The fact that as a person ages his interests and options narrow is not a cosmic injustice (or a violation of God’s wish for man to be ignorantly, aimlessly, lazily blissful and secure in perpetuity). It is simply a metaphysical requirement, inherent in his nature, that he must accept if he wishes to continue to live. If a person accepts this fact, his psychology remains healthy (ie: his enthusiasm for his own interests ironically remains high, despite their narrowing) – and if he does not, his psychology suffers. Jeep, in this commercial, is pandering this philosophically-induced psychological problem. It’s subliminally forgiving those who have it for having it, and even complimenting them for it (ie: that their misplaced, foggy, microscopic desire to enjoy life – left over from childhood – is somehow an accomplishment) – all in the hopes that whenever those feelings arise in the future (which they will), such people will be reminded of the Jeep brand of vehicles (instead of, say, thinking through their philosophical errors and discovering the wonder that’s right in front of their noses).

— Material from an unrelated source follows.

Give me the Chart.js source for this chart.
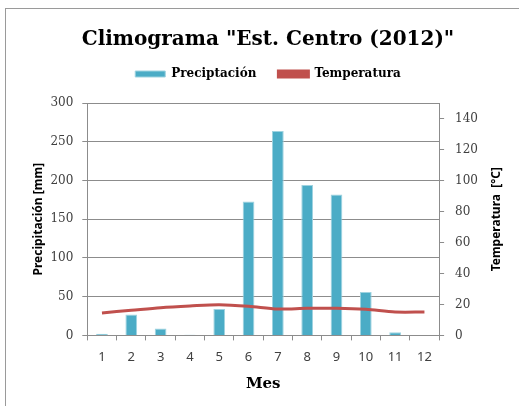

This kind of sinister psychological manipulation is par for the course in today’s hamstrung, over-taxed and over-regulated, short-sighted “capitalism.” It’s what companies must do if they wish to be successful – even if it means imperiling their longer-term interests (because, ironically, it’s the same corrupt philosophical premises that commercials like this one pander to that created – and will continue to deepen – the sorry state of contemporary “capitalism”).